Once again, overnight, we have seen some pretty volatile action in the bitcoin price. For the last couple of weeks, this volatility has become something of the norm, and on a number of occasions, we’ve had to narrow our time frames into the one-minute chart in order to define some levels that are narrow enough for us to take advantage of our breakout strategy during the European session. This morning is one of those occasions. As you will see from the chart below, we’re using the one-minute chart, and even that is not giving us too narrow a range to play with. It means we can bring our intrarange strategy into play, so that’s one advantage, but it doesn’t make for particularly easy viewing on the screen.
Anyway, let’s get to the detail.
Take a look at the chart below to get an idea of what is on this morning.
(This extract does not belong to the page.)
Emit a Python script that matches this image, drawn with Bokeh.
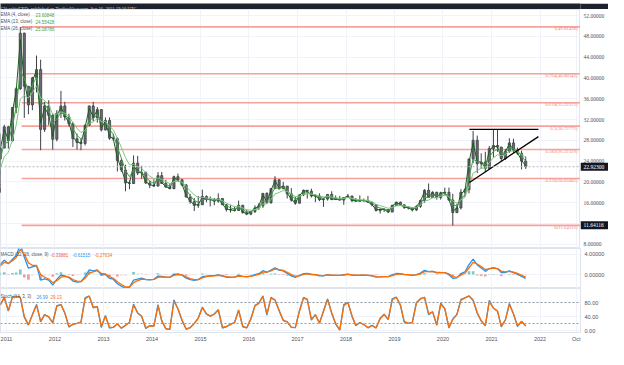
import numpy as np
import pandas as pd
from bokeh.plotting import figure
from bokeh.layouts import column, row
from bokeh.models import FixedTicker, Label, Span, Range1d, PrintfTickFormatter
from bokeh.embed import file_html
from bokeh.resources import INLINE

# ---------------- data (monthly silver) ----------------
first_month = "2010-06-01"
closes = [18.7, 18.0, 19.5, 21.8, 24.4, 26.5, 30.6,
          27.9, 34.3, 37.9, 48.6, 38.4, 34.8, 40.0, 41.6, 30.1, 34.6, 32.8, 28.2,
          33.2, 34.6, 32.5, 31.2, 28.3, 27.6, 27.4, 30.9, 34.6, 32.3, 33.9, 30.0,
          31.8, 28.4, 28.3, 24.1, 22.3, 19.8, 19.7, 23.6, 21.7, 21.8, 19.8, 19.4,
          19.2, 21.2, 19.7, 19.0, 18.7, 21.0, 20.4, 19.4, 17.1, 16.2, 15.5, 15.6,
          17.2, 16.6, 16.6, 16.3, 16.8, 15.6, 14.7, 14.6, 14.5, 15.5, 14.1, 13.8,
          14.3, 15.0, 15.4, 17.8, 16.0, 18.7, 20.4, 18.7, 19.2, 17.7, 16.5, 15.9,
          17.5, 18.4, 18.2, 17.3, 17.3, 16.6, 16.7, 17.6, 16.6, 16.7, 16.5, 17.0,
          17.3, 16.4, 16.3, 16.4, 16.4, 16.1, 15.6, 14.5, 14.7, 14.7, 14.2, 15.5,
          16.1, 15.6, 15.1, 15.0, 14.6, 15.3, 16.4, 18.4, 17.0, 18.0, 17.0, 17.9,
          18.0, 16.5, 14.1, 15.0, 18.0, 18.5, 24.4, 28.0, 23.5, 23.8, 22.6, 26.4,
          27.0, 26.7, 24.5, 25.9, 27.5, 26.1, 25.5, 24.0, 22.9]
highs = [19.3, 18.7, 19.6, 22.1, 24.9, 29.3, 31.0,
         30.8, 34.4, 38.2, 49.8, 48.7, 38.4, 40.2, 44.3, 43.5, 35.4, 35.7, 33.2,
         33.8, 37.5, 35.4, 33.1, 31.5, 29.3, 28.4, 31.0, 34.7, 35.4, 34.4, 34.0,
         32.4, 32.4, 29.2, 28.6, 24.5, 23.3, 20.3, 25.1, 25.0, 23.1, 22.0, 20.3,
         20.5, 21.9, 21.9, 20.4, 19.7, 21.2, 21.6, 20.6, 19.6, 17.7, 16.9, 17.3,
         18.5, 17.4, 17.2, 16.9, 17.8, 16.9, 15.8, 15.6, 15.3, 16.4, 15.6, 14.7,
         14.4, 15.5, 15.9, 17.8, 18.0, 18.8, 21.1, 20.5, 20.0, 19.2, 18.8, 17.2,
         17.6, 18.5, 18.4, 18.7, 17.6, 17.8, 16.9, 17.6, 18.2, 17.4, 17.3, 17.1,
         17.7, 17.3, 16.9, 17.4, 16.8, 17.3, 16.1, 15.6, 14.9, 14.9, 14.7, 15.6,
         16.2, 16.2, 15.6, 15.3, 15.0, 15.5, 16.6, 18.6, 19.7, 18.2, 18.1, 18.1,
         18.9, 18.9, 17.7, 15.8, 18.6, 18.8, 24.5, 29.8, 28.9, 25.5, 25.8, 26.9,
         30.1, 30.0, 26.7, 26.3, 28.4, 28.3, 26.6, 26.0, 24.9]
lows = [17.6, 17.3, 17.6, 19.4, 21.6, 24.3, 26.7,
        26.4, 27.8, 33.2, 37.7, 32.3, 33.0, 33.8, 37.2, 26.1, 29.6, 30.9, 26.2,
        27.8, 32.3, 31.8, 30.7, 26.7, 26.2, 26.1, 27.0, 30.7, 31.6, 31.4, 29.7,
        29.9, 28.1, 27.9, 22.0, 21.9, 18.2, 18.6, 19.6, 21.3, 20.6, 19.6, 18.8,
        19.0, 19.1, 19.6, 18.9, 18.6, 18.6, 20.1, 19.2, 17.0, 15.8, 14.4, 15.0,
        15.6, 16.1, 15.3, 15.5, 16.0, 15.6, 14.3, 14.1, 14.3, 14.5, 13.9, 13.6,
        13.6, 14.0, 14.6, 15.0, 15.8, 15.8, 18.7, 18.5, 18.6, 16.8, 16.2, 15.6,
        15.9, 17.3, 16.8, 17.0, 16.1, 16.3, 15.2, 16.4, 16.5, 16.6, 16.6, 15.6,
        16.9, 16.1, 16.2, 16.2, 16.2, 16.0, 15.3, 14.3, 13.9, 14.2, 14.0, 14.2,
        15.4, 15.6, 14.8, 14.7, 14.3, 14.4, 15.0, 16.0, 16.9, 17.0, 16.6, 16.6,
        17.4, 16.4, 11.6, 14.0, 14.7, 17.1, 17.8, 23.6, 21.7, 22.6, 21.9, 22.6,
        24.7, 25.8, 24.0, 24.2, 25.6, 25.6, 25.2, 22.4, 22.5]

fib_ratios = ["1", "0.764", "0.618", "0.5", "0.382", "0.236", "0"]
fib_levels = [49.81428, 40.80542, 35.22215, 30.72772, 26.22329, 20.65082, 11.64116]
fib_start = "2011-04-25"
last_price = 22.923
low_price = 11.64116
axis_badges = [last_price, low_price]

tri_dates = ["2020-07-18", "2021-12-20"]
tri_top = [30.1, 30.1]
tri_bottom = [19.9, 28.7]

ema_periods = [4, 13, 26]
ema_values_text = ["23.60848", "24.55428", "25.08786"]
macd_values_text = ["-0.33881", "-0.61515", "-0.27634"]
stoch_values_text = ["26.99", "29.13"]
stoch_levels = [80, 20]

price_ticks = [8, 12, 16, 20, 24, 28, 32, 36, 40, 44, 48, 52]
macd_ticks = [0, 4]
stoch_ticks = [0, 40, 80]
tick_dates = ["2011-01-01", "2012-01-01", "2013-01-01", "2014-01-01", "2015-01-01", "2016-01-01",
              "2017-01-01", "2018-01-01", "2019-01-01", "2020-01-01", "2021-01-01", "2022-01-01",
              "2022-10-01"]
tick_labels = ["2011", "2012", "2013", "2014", "2015", "2016", "2017", "2018", "2019", "2020",
               "2021", "2022", "Oct"]

header_text = "CVecchioFXDe published on TradingView.com, Sep 16, 2021 19:50 UTC"

# ---------------- derived ----------------
def ms(d):
    return pd.Timestamp(d).value // 10**6

months = pd.date_range(first_month, periods=len(closes), freq="MS") + pd.Timedelta(days=14)
xs = np.array([m.value // 10**6 for m in months], dtype=float)
closes_a = np.array(closes)
opens_a = np.concatenate([[closes[0]], closes_a[:-1]])

def ema_monthly(vals, weeks):
    a_w = 2.0 / (weeks + 1)
    a = 1 - (1 - a_w) ** (52 / 12)
    out, e = [], vals[0]
    for v in vals:
        e = e + a * (v - e)
        out.append(e)
    return np.array(out)

emas = [ema_monthly(closes_a, n) for n in ema_periods]
macd = ema_monthly(closes_a, 12) - ema_monthly(closes_a, 26)
signal = ema_monthly(macd, 9)
hist = macd - signal

n_st = 3
raw = []
for i in range(len(closes)):
    lo = min(lows[max(0, i - n_st + 1):i + 1])
    hi = max(highs[max(0, i - n_st + 1):i + 1])
    raw.append(100 * (closes[i] - lo) / (hi - lo))
k_line = ema_monthly(np.array(raw), 3)
d_line = ema_monthly(k_line, 3)

hist_colors = []
for i, h in enumerate(hist):
    prev = hist[i - 1] if i else h
    if h >= 0:
        hist_colors.append("#26a69a" if h >= prev else "#b2dfdb")
    else:
        hist_colors.append("#ef5350" if h < prev else "#ffcdd2")

# ---------------- layout constants ----------------
YEAR_MS = 365.25 * 86400000
PX_YEAR = 48.5
T0 = ms("2011-01-01")
x_start = T0 - (14 - 8) / PX_YEAR * YEAR_MS
x_end = T0 + (588 - 14) / PX_YEAR * YEAR_MS
xr = Range1d(x_start, x_end)
W = 608
RB = 28
DARK = "#1e222d"
GRID = "#f0f3fa"
AX_TXT = "#50535e"
FONT = "Liberation Sans"
tick_ms = [ms(d) for d in tick_dates]

def style_axis(ax, size="5.5px"):
    ax.major_tick_line_color = None
    ax.minor_tick_line_color = None
    ax.major_tick_out = 0
    ax.axis_line_color = "#e0e3eb"
    ax.major_label_text_font_size = size
    ax.major_label_text_color = AX_TXT
    ax.major_label_text_font = FONT

def pane(height, y0, y1, ticks, fmt, show_x=False, width=W, right_axis=True):
    p = figure(width=width, height=height, x_range=xr, y_range=Range1d(y0, y1),
               toolbar_location=None, output_backend="svg",
               y_axis_location="right" if right_axis else None,
               x_axis_location="below" if show_x else None,
               min_border_left=0, min_border_right=RB if right_axis else 0, min_border_top=0,
               min_border_bottom=12 if show_x else 0)
    p.outline_line_color = "#e0e3eb"
    p.background_fill_color = "white"
    p.border_fill_color = "white"
    if right_axis:
        ax = p.yaxis[0]
        ax.ticker = FixedTicker(ticks=ticks)
        ax.formatter = PrintfTickFormatter(format=fmt)
        ax.major_label_standoff = 4
        style_axis(ax)
    p.ygrid.ticker = FixedTicker(ticks=ticks)
    p.xgrid.ticker = FixedTicker(ticks=tick_ms)
    p.xgrid.grid_line_color = GRID
    p.ygrid.grid_line_color = GRID
    if show_x:
        xa = p.xaxis[0]
        xa.ticker = FixedTicker(ticks=tick_ms)
        xa.major_label_overrides = {t: l for t, l in zip(tick_ms, tick_labels)}
        xa.major_label_standoff = 3
        style_axis(xa)
    return p

def txt(p, x, y, text, color, size="4.5px"):
    p.add_layout(Label(x=x, y=y, x_units="screen", y_units="screen", text=text,
                       text_color=color, text_font_size=size, text_font=FONT,
                       text_baseline="middle"))

# header
hdr = figure(width=W, height=9, x_range=(0, 1), y_range=(0, 1), toolbar_location=None,
             output_backend="svg", min_border=0)
hdr.axis.visible = False
hdr.grid.visible = False
hdr.outline_line_color = None
hdr.background_fill_color = DARK
hdr.border_fill_color = DARK
hdr.text(x=[0], y=[0.5], text=[header_text], text_color="#d1d4dc", text_font_size="4.6px",
         text_font=FONT, text_baseline="middle", text_align="left")

# price pane: ref y 17..256, 52 at ref y 23, 5.2 px / unit
PH = 239
pp = pane(PH, 52 - 233 / 5.2, 52 + 6 / 5.2, price_ticks, "%.5f", width=W - RB, right_axis=False)
fib_x0 = [ms(fib_start)] * len(fib_levels)
fib_x1 = [x_end] * len(fib_levels)
pp.segment(fib_x0, fib_levels, fib_x1, fib_levels, line_color="#f7a19a", line_width=1.6)
pp.text([x_end] * len(fib_levels), fib_levels,
        text=[f"{r}({v:.5f})" for r, v in zip(fib_ratios, fib_levels)],
        text_align="right", text_baseline="middle", x_offset=-3, y_offset=2,
        text_font_size="4.8px", text_color="#ef7f77", text_font=FONT)
pp.add_layout(Span(location=last_price, dimension="width", line_color="#b2b5be",
                   line_width=1, line_dash="2 2"))
pp.segment(xs, lows, xs, highs, line_color="#3d3f45", line_width=1)
pp.vbar(x=xs, width=16 * 86400000, top=np.maximum(opens_a, closes_a),
        bottom=np.minimum(opens_a, closes_a), fill_color="#6a6d75", line_color="#3d3f45",
        line_width=0.8)
ema_colors = ["#1b5e20", "#43a047", "#81c784"]
for e, c in zip(emas, ema_colors):
    pp.line(xs, e, line_color=c, line_width=1)
tx = [ms(d) for d in tri_dates]
pp.line(tx, tri_top, line_color="black", line_width=1.3)
pp.line(tx, tri_bottom, line_color="black", line_width=1.3)
for i, (n, v) in enumerate(zip(ema_periods, ema_values_text)):
    y = PH - 5 - 7 * i
    txt(pp, 0, y, f"EMA ({n}, close)", "#50535e")
    txt(pp, 35, y, v, "#43a047")

# price scale column (shares the price y-range)
side = figure(width=RB, height=PH, x_range=(0, 1), y_range=pp.y_range, toolbar_location=None,
              output_backend="svg", min_border=0)
side.axis.visible = False
side.grid.visible = False
side.outline_line_color = None
side.background_fill_color = "white"
side.border_fill_color = "white"
side.text(x=[0] * len(price_ticks), y=price_ticks, text=[f"{t:.5f}" for t in price_ticks],
          x_offset=3, text_align="left", text_baseline="middle", text_font_size="5.5px",
          text_color=AX_TXT, text_font=FONT)
side.rect(x=[0.5] * len(axis_badges), y=axis_badges, width=1, height=8, height_units="screen",
          fill_color="#131722", line_color=None)
side.text(x=[0] * len(axis_badges), y=axis_badges, text=[f"{b:.5f}" for b in axis_badges],
          x_offset=3, text_align="left", text_baseline="middle", text_font_size="5.5px",
          text_color="white", text_font=FONT)

# MACD pane: ref y 256..296, 0 at ref 282, 5.1 px / unit
pm = pane(40, -14 / 5.1, 26 / 5.1, macd_ticks, "%.5f")
pm.vbar(x=xs, width=20 * 86400000, top=hist, bottom=0, fill_color=hist_colors,
        line_color=None, fill_alpha=0.6)
pm.line(xs, macd, line_color="#2196f3", line_width=1.3)
pm.line(xs, signal, line_color="#ff6d00", line_width=1.3)
txt(pm, 0, 34, "MACD (12, 26, close, 9)", "#50535e")
for xv, v, c in zip([50, 72, 94], macd_values_text, ["#ef5350", "#2196f3", "#ff6d00"]):
    txt(pm, xv, 34, v, c)

# Stoch pane: ref y 296..340 frame, 0 at ref 338, 0.35 px / unit
ps = pane(56, -2 / 0.35, 42 / 0.35, stoch_ticks, "%.2f", show_x=True)
for lv in stoch_levels:
    ps.add_layout(Span(location=lv, dimension="width", line_color="#9598a1",
                       line_width=1, line_dash="2 2"))
ps.line(xs[n_st - 1:], k_line[n_st - 1:], line_color="#2196f3", line_width=1.3)
ps.line(xs[n_st - 1:], d_line[n_st - 1:], line_color="#ff6d00", line_width=1.3)
txt(ps, 0, 36, "Stoch (14, 3, 3)", "#50535e")
txt(ps, 36, 36, stoch_values_text[0], "#2196f3")
txt(ps, 50, 36, stoch_values_text[1], "#ff6d00")

# footer
ftr = figure(width=W, height=5, x_range=(0, 1), y_range=(0, 1), toolbar_location=None,
             output_backend="svg", min_border=0)
ftr.axis.visible = False
ftr.grid.visible = False
ftr.outline_line_color = None
ftr.background_fill_color = DARK
ftr.border_fill_color = DARK

layout = column(hdr, row(pp, side, spacing=0), pm, ps, ftr, spacing=0)
open("out.html", "w").write(file_html(layout, INLINE))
It is – as mentioned – a one-minute chart, showing the last three hours or so worth of action in the bitcoin price and it has our range overlaid in green.
As the chart shows, the range in focus is defined by support to the downside at 850 and resistance to the upside at 864. As mentioned, intrarange is on, so long on a bounce from support and short on a correction from resistance. A stop loss just the other side of the entry on both positions will ensure that – in the event than price reverses to trade against us – we are taken out of the trade for nothing more than a small, manageable loss. If price breaks through resistance, we will enter long towards 873. Conversely, a close below support will put us short towards 840. Again we need a stop loss on both trades, and two or three dollars just the other side of the entry works well.